Livneh: I definitely think so. If there is enough time or resources, you can put in mitigation measures, but even with that, yes. We have this idea that we’ve been seeing increases in extreme rainfall and some of that is due to climate change. So as the Front Range experiences these big fires, and with the intersection with the big rains, I think it’s just going to become a more common phenomenon that we’re going to have these post-fire floods which can be quite damaging.

I think we just have to be extra vigilant. Especially now that we have people enjoying the outdoors everywhere, living everywhere, we need to take care.

RELATED: Boxes of sand helped save homes during flood in Larimer County

After a fire, how long do we have to worry about flooding in the burn scar?

Livneh: Some of the recent research I’ve done has put that number around three years. Obviously the most acute impacts are going to be right after the fire. Every time you get a low or medium intense storm after that fire, that’s going to help mitigate some of the risk. So some of the work we’ve shown is maybe about three years until you kind of fall back into the baseline.

When we talk about total water supply, the impact could be close to six years after the fire. It’s one of those things that taper off. It's most high risk after the fire and then it just settles down, but of course we can’t just write any place off.

When floods in the burn scar occur, what does the Forest Service do to help notify people in that area?

Cloudman: We rely really heavily on our partners with the county -- specifically for Cameron Peak, Larimer County -- and they have a robust communication system in place where people can register with LETA 911 and can get texts sent to their phone, email, that sort of thing whenever these are happening.
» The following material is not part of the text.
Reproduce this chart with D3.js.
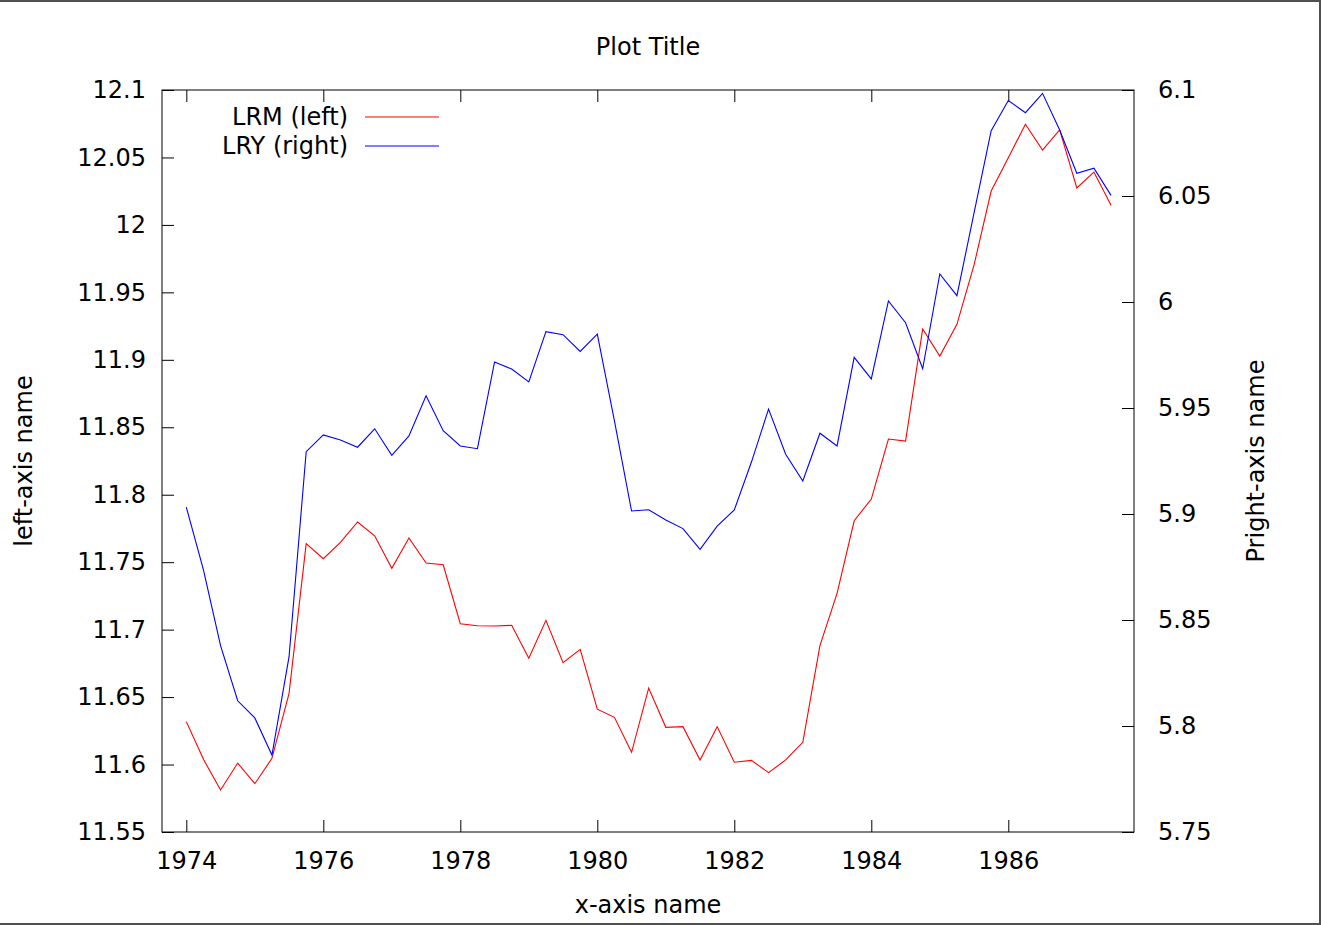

RELATED: How to sign up for your county's emergency alerts

The county works closely with the National Weather Service as well as us to make sure that information is getting out, and we’re going to share that information as we get it out as well.

When it comes to some of our developed recreation areas in our campgrounds, following the flooding last year that we experienced in the Poudre Canyon, we also worked with the sheriff’s office and the concessionaire company that runs those campgrounds to make sure there was a link there so they could get communications if something needed to be done, like evacuating a campground or something in that nature. 

Is the lack of cell phone service a challenge when trying to get these warnings out?

Cloudman: The longer we go with having so much access to our cell phones, people become pretty reliant on them and don’t realize that there are a lot of places on the landscape of Colorado that they don’t work.

One of our biggest messages to people is to know before you go, and that really includes checking what the weather is predicted to be, knowing where you’re going to go, being familiar with the landscape, having maps available to look at and to know what access points you have.

The Cameron Peak Fire was the largest fire in Colorado history and really changes the landscape. So besides the flash flooding, there are other impacts it has had on that landscape. We really encourage people to educate themselves. We still have closures in the fire area, and they’re for safety reasons as well as recovery reasons. So we recommend people check in on our website to know about those closures, and check with the National Weather Service about what the conditions are expected to be out there.

What can we do to help mitigate the risk of flood?

Cloudman:  Right now we actively have mulching taking place on portions of the Cameron Peak burn scar. We have people working on roads and trails.

It’s really going to take this concerted effort of everyone working together, identifying priority areas and doing what we can to mitigate the risk. But the risk is there and it will always be when you’re out in the woods. This is just an additional one people need to make themselves aware of.